In these cases, our self and other dictionaries share an index. And if they share an index, it means that values have the same order, so we don't need to do any look-ups.

#[pyo3(signature = (other, fill=0.0))] fn add(&self, other: Self, fill: f64) -> Self {  let mut new = self.clone();  let new_vals = Arc::make_mut(&mut new.values);   if new.index == other.index {  for (lhs, rhs) in new_vals.iter_mut().zip(other.values.iter()) {  *lhs += rhs  }  } else {  for (key, &i) in self.index.iter() {  let rhs = other  .index  .get(key)  .map(|&j| other.values[j])  .unwrap_or(fill);  new_vals[i] += &rhs;  }  }   new }

Here we check the index for equality. If they equal we use zip to traverse both the value vectors in the same order, and add the elements together.

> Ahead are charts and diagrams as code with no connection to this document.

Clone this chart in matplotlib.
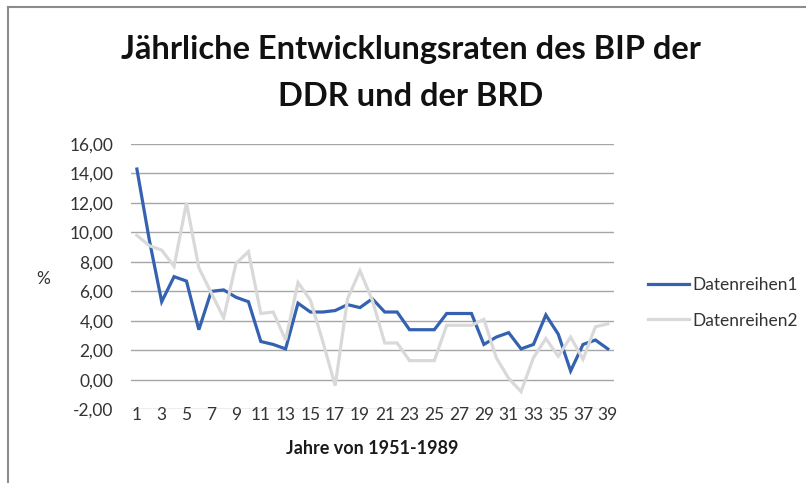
import matplotlib
matplotlib.use("Agg")
import matplotlib.pyplot as plt
from matplotlib.lines import Line2D
from matplotlib.ticker import FuncFormatter

plt.rcParams["font.family"] = ["Lato", "DejaVu Sans"]

# Jahre 1..39 (1951-1989)
years = list(range(1, 40))

# DDR
series1 = [14.3, 9.5, 5.3, 7.0, 6.7, 3.4, 6.0, 6.1, 5.6, 5.3,
           2.6, 2.4, 2.1, 5.2, 4.6, 4.6, 4.7, 5.1, 4.9, 5.5,
           4.6, 4.6, 3.4, 3.4, 3.4, 4.5, 4.5, 4.5, 2.4, 2.9,
           3.2, 2.1, 2.4, 4.4, 3.1, 0.6, 2.4, 2.7, 2.1]
# BRD
series2 = [9.8, 9.1, 8.8, 7.7, 12.0, 7.6, 5.9, 4.2, 7.9, 8.7,
           4.5, 4.6, 2.7, 6.6, 5.4, 2.6, -0.4, 5.5, 7.4, 5.4,
           2.5, 2.5, 1.3, 1.3, 1.3, 3.7, 3.7, 3.7, 4.1, 1.5,
           0.1, -0.8, 1.5, 2.8, 1.6, 2.9, 1.4, 3.6, 3.8]

labels = ["Datenreihen1", "Datenreihen2"]
title = "Jährliche Entwicklungsraten des BIP der\nDDR und der BRD"

W, H = 806, 483
fig = plt.figure(figsize=(W / 100, H / 100), dpi=100)
ax = fig.add_axes([130.7 / W, 1 - 409.3 / H, 483.3 / W, (409.3 - 144) / H])

ax.plot(years, series1, color="#3462B0", lw=2.3, label=labels[0], solid_joinstyle="miter")
ax.plot(years, series2, color="#D9D9D9", lw=2.3, label=labels[1], solid_joinstyle="miter")

ax.set_xlim(0.5, 39.5)
ax.set_ylim(-2, 16)
ax.set_yticks(range(-2, 17, 2))
ax.yaxis.set_major_formatter(FuncFormatter(lambda v, p: f"{v:.2f}".replace(".", ",")))
ax.set_xticks(years[::2])
ax.grid(axis="y", color="#A6A6A6", lw=1)
ax.set_axisbelow(True)
for s in ax.spines.values():
    s.set_visible(False)
ax.tick_params(axis="y", length=0, pad=12.5, labelsize=12.5, labelcolor="#333333")
ax.tick_params(axis="x", length=0, pad=-1.5, labelsize=12.5, labelcolor="#333333")

fig.text(372 / W, 1 - 449 / H, "Jahre von 1951-1989", ha="center", va="center",
         fontsize=13, fontweight="bold", color="#1a1a1a")
fig.text(43 / W, 1 - 279 / H, "%", ha="center", va="center", fontsize=12.5, color="#333333")
fig.text(411 / W, 1 - 73 / H, title, ha="center", va="center", fontsize=23.5,
         fontweight="bold", linespacing=1.72, color="#111111")

fig.legend(loc="center left", bbox_to_anchor=(632 / W, 1 - 303 / H), frameon=False,
           fontsize=12.5, handlelength=2.4, handletextpad=0.15, labelspacing=1.1,
           labelcolor="#333333")

# chart-area border (top and left only visible)
fig.add_artist(Line2D([8 / W, 8 / W], [0, 1 - 7 / H], transform=fig.transFigure, color="#8c8c8c", lw=1.5))
fig.add_artist(Line2D([8 / W, 1], [1 - 7 / H, 1 - 7 / H], transform=fig.transFigure, color="#8c8c8c", lw=1.5))

fig.savefig("out.png", dpi=100)
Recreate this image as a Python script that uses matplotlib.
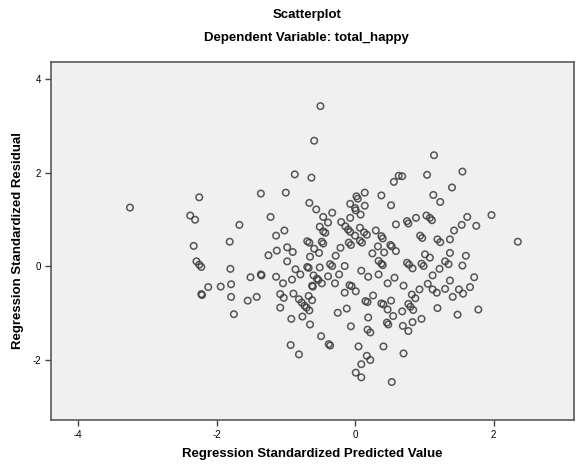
import matplotlib
matplotlib.use("Agg")
import matplotlib.pyplot as plt

# Regression Standardized Predicted Value
pred = [
    -2.25, -1.36, -2.38, -2.31, -1.22, -1.67, -1.14, -1.81, -2.33, -1.13,
    -1.25, -2.29, -2.25, -2.22, -1.80, -1.51, -1.36, -1.35, -2.12, -1.94,
    -1.79, -2.22, -2.21, -1.79, -1.55, -1.42, -1.75, -0.50, -0.59, -0.87,
    -0.63, 0.56, 0.63, -1.00, 0.14, 0.38, 0.02, 0.04, -0.66, -0.56,
    -0.07, 0.14, 0.52, 0.00, 0.01, -0.33, 0.08, -0.46, -0.07, -0.39,
    -0.20, 0.59, -0.14, -0.51, 0.07, -0.46, -0.43, -0.10, -0.07, -1.02,
    0.13, 0.17, 0.30, 0.00, 0.38, 0.40, -0.69, -0.66, -0.48, -0.46,
    0.07, 0.10, -0.09, -0.06, 0.51, 0.53, -0.98, -0.90, -0.21, 0.33,
    -0.59, -0.52, 0.25, 0.42, 0.59, -0.65, -0.28, -0.98, -0.69, -0.67,
    -0.51, -0.36, -0.33, -0.15, 0.34, 0.38, 0.40, 0.09, -0.86, -1.14,
    -0.79, -0.60, -0.55, -0.53, -0.48, -0.39, -0.23, 0.19, 0.34, 0.57,
    -1.04, -0.91, -0.62, -0.61, -0.29, 0.47, -0.08, -0.05, 0.01, -0.15,
    -1.08, -1.03, -0.89, -0.81, -0.77, -0.73, -0.70, -0.67, -0.62, -0.66,
    0.26, 0.15, 0.18, 0.38, 0.41, 0.52, 0.47, 0.55, -0.12, -0.25,
    -1.08, -0.76, -0.92, 0.19, -0.65, -0.06, 0.46, 0.48, 0.18, 0.22,
    -0.49, -0.38, -0.36, -0.93, 0.05, 0.41, -0.81, 0.17, 0.22, 0.09,
    0.01, 0.09, 0.53, 1.14, 1.55, 0.68, 1.04, 1.40, 1.13, 1.23,
    1.03, 1.08, 1.11, 0.88, 0.75, 0.77, 1.62, 1.97, 1.54, 1.75,
    1.43, 1.37, 0.94, 0.97, 1.19, 1.23, 2.35, 1.01, 1.08, 1.37,
    1.60, 0.75, 0.78, 0.83, 0.96, 0.99, 1.30, 1.35, 1.55, 1.22,
    1.12, 1.72, 0.70, 1.05, 1.37, 1.12, 1.18, 1.30, 1.50, 1.56,
    1.66, 0.93, 0.82, 0.87, 1.41, 0.77, 0.80, 0.84, 1.19, 0.68,
    1.78, 1.48, 0.96, 0.83, 0.69, 0.77, 0.70, -3.25,
]

# Regression Standardized Residual
resid = [
    1.48, 1.56, 1.09, 1.00, 1.06, 0.89, 0.66, 0.53, 0.44, 0.34,
    0.24, 0.11, 0.04, -0.01, -0.05, -0.23, -0.17, -0.19, -0.44, -0.43,
    -0.38, -0.59, -0.61, -0.65, -0.73, -0.65, -1.02, 3.43, 2.69, 1.97,
    1.90, 1.81, 1.94, 1.58, 1.58, 1.52, 1.50, 1.45, 1.36, 1.22,
    1.34, 1.30, 1.31, 1.25, 1.20, 1.15, 1.11, 1.06, 1.04, 0.94,
    0.95, 0.90, 0.86, 0.85, 0.83, 0.75, 0.72, 0.79, 0.74, 0.77,
    0.73, 0.68, 0.77, 0.66, 0.65, 0.60, 0.54, 0.51, 0.53, 0.49,
    0.55, 0.51, 0.51, 0.46, 0.46, 0.43, 0.41, 0.31, 0.40, 0.43,
    0.38, 0.29, 0.28, 0.30, 0.33, 0.21, 0.23, 0.11, -0.01, -0.03,
    -0.02, 0.05, 0.01, 0.01, 0.12, 0.06, 0.03, -0.09, -0.06, -0.22,
    -0.17, -0.19, -0.26, -0.29, -0.36, -0.21, -0.17, -0.22, -0.17, -0.24,
    -0.36, -0.28, -0.41, -0.43, -0.36, -0.36, -0.40, -0.42, -0.53, -0.56,
    -0.59, -0.67, -0.58, -0.70, -0.77, -0.84, -0.88, -0.63, -0.72, -0.94,
    -0.62, -0.74, -0.76, -0.79, -0.81, -0.73, -0.92, -1.06, -0.90, -0.99,
    -0.88, -1.07, -1.12, -1.09, -1.24, -1.28, -1.20, -1.24, -1.35, -1.41,
    -1.49, -1.66, -1.69, -1.68, -1.71, -1.71, -1.88, -1.91, -2.00, -2.09,
    -2.27, -2.37, -2.47, 2.38, 2.03, 1.93, 1.96, 1.69, 1.53, 1.38,
    1.09, 1.04, 0.99, 1.04, 0.97, 0.92, 1.06, 1.10, 0.89, 0.87,
    0.77, 0.58, 0.66, 0.61, 0.58, 0.52, 0.53, 0.26, 0.19, 0.29,
    0.23, 0.08, 0.04, -0.04, 0.06, 0.01, 0.11, 0.05, 0.02, -0.05,
    -0.19, -0.23, -0.41, -0.37, -0.30, -0.49, -0.56, -0.48, -0.49, -0.58,
    -0.44, -0.49, -0.60, -0.68, -0.65, -0.80, -0.86, -0.93, -0.89, -0.96,
    -0.92, -1.03, -1.12, -1.19, -1.27, -1.38, -1.86, 1.26,
]

x_ticks = [-4, -2, 0, 2]
y_ticks = [-2, 0, 2, 4]

plt.rcParams['font.family'] = ['Liberation Sans', 'DejaVu Sans']

fig = plt.figure(figsize=(5.81, 4.66), dpi=100)
ax = fig.add_axes([0.0878, 0.0990, 0.900, 0.7686])
ax.set_facecolor('#f0f0f0')

ax.scatter(pred, resid, s=22, facecolors='none', edgecolors='#3a3a3a',
           linewidths=1.1, alpha=0.85)

ax.set_xlim(-4.39, 3.16)
ax.set_ylim(-3.28, 4.38)
ax.set_xticks(x_ticks)
ax.set_yticks(y_ticks)
ax.set_xticklabels([str(v) for v in x_ticks])
ax.set_yticklabels([str(v) for v in y_ticks])
ax.tick_params(axis='both', direction='out', length=4, width=1,
               color='#444444', labelsize=7, pad=3)
for sp in ax.spines.values():
    sp.set_color('#5a5a5a')
    sp.set_linewidth(1.2)

ax.set_xlabel('Regression Standardized Predicted Value', fontsize=9.5,
              fontweight='bold', labelpad=6)
ax.set_ylabel('Regression Standardized Residual', fontsize=9.5,
              fontweight='bold', labelpad=6)

fig.text(0.528, 1 - 15 / 466, 'Scatterplot', ha='center', va='center',
         fontsize=9.5, fontweight='bold')
fig.text(0.528, 1 - 38 / 466, 'Dependent Variable: total_happy', ha='center',
         va='center', fontsize=9.5, fontweight='bold')

fig.savefig('out.png', dpi=100, facecolor='white')
plt.close(fig)
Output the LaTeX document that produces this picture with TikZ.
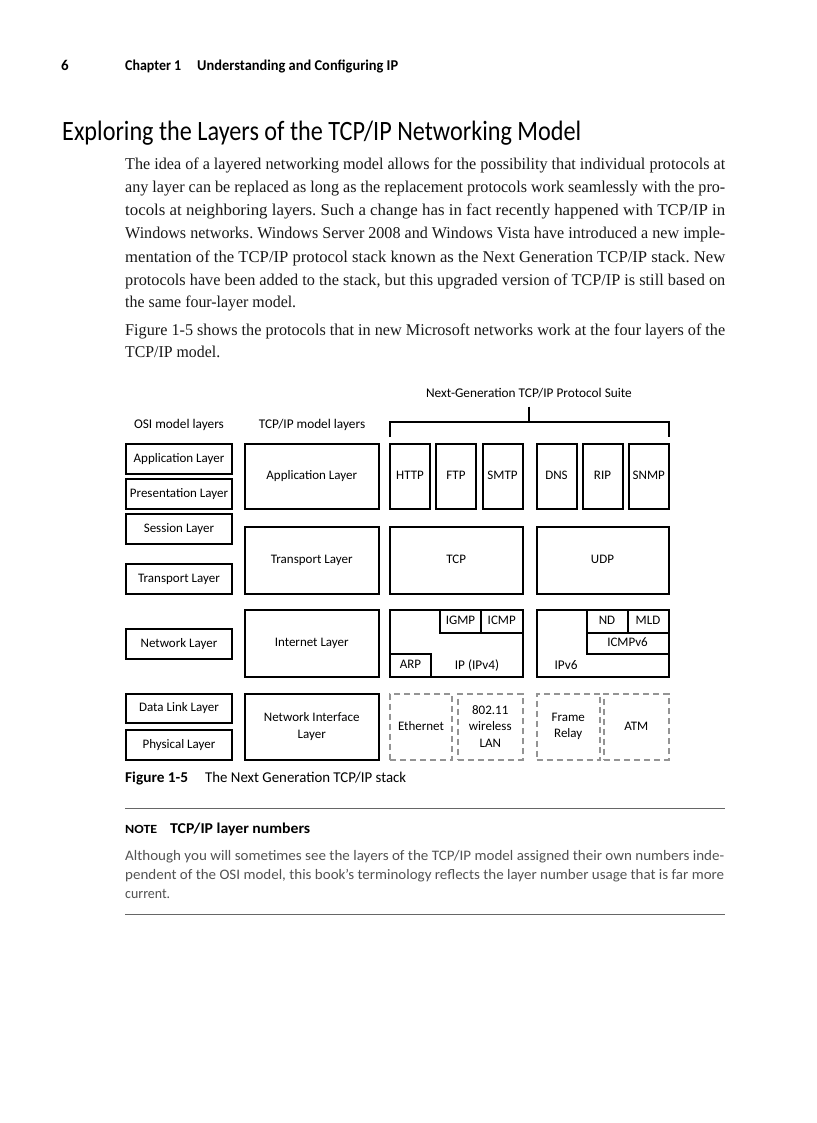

With these changes, we reach our goal! We surpass NumPy across the board:

Library	Operations	Collection Size	Time (seconds)
Redbear	100000 × 5	10	0.065
Redbear	1000000 × 5	10	0.653
Redbear	10000 × 5	1000	0.016
Redbear	100000 × 5	1000	0.160
NumPy	100000 × 5	10	0.285
NumPy	1000000 × 5	10	2.436
NumPy	10000 × 5	1000	0.039
NumPy	100000 × 5	1000	0.371

Trace-offs, and when to use Redbear

By applying data-oriented design in Rust we achieved our goal of surpassing the general purpose libraries in Python. This came at the caveat of needing to re-use derivations of a base instance and only working with floats, but it's an impressive achievement for less than 50 lines of code.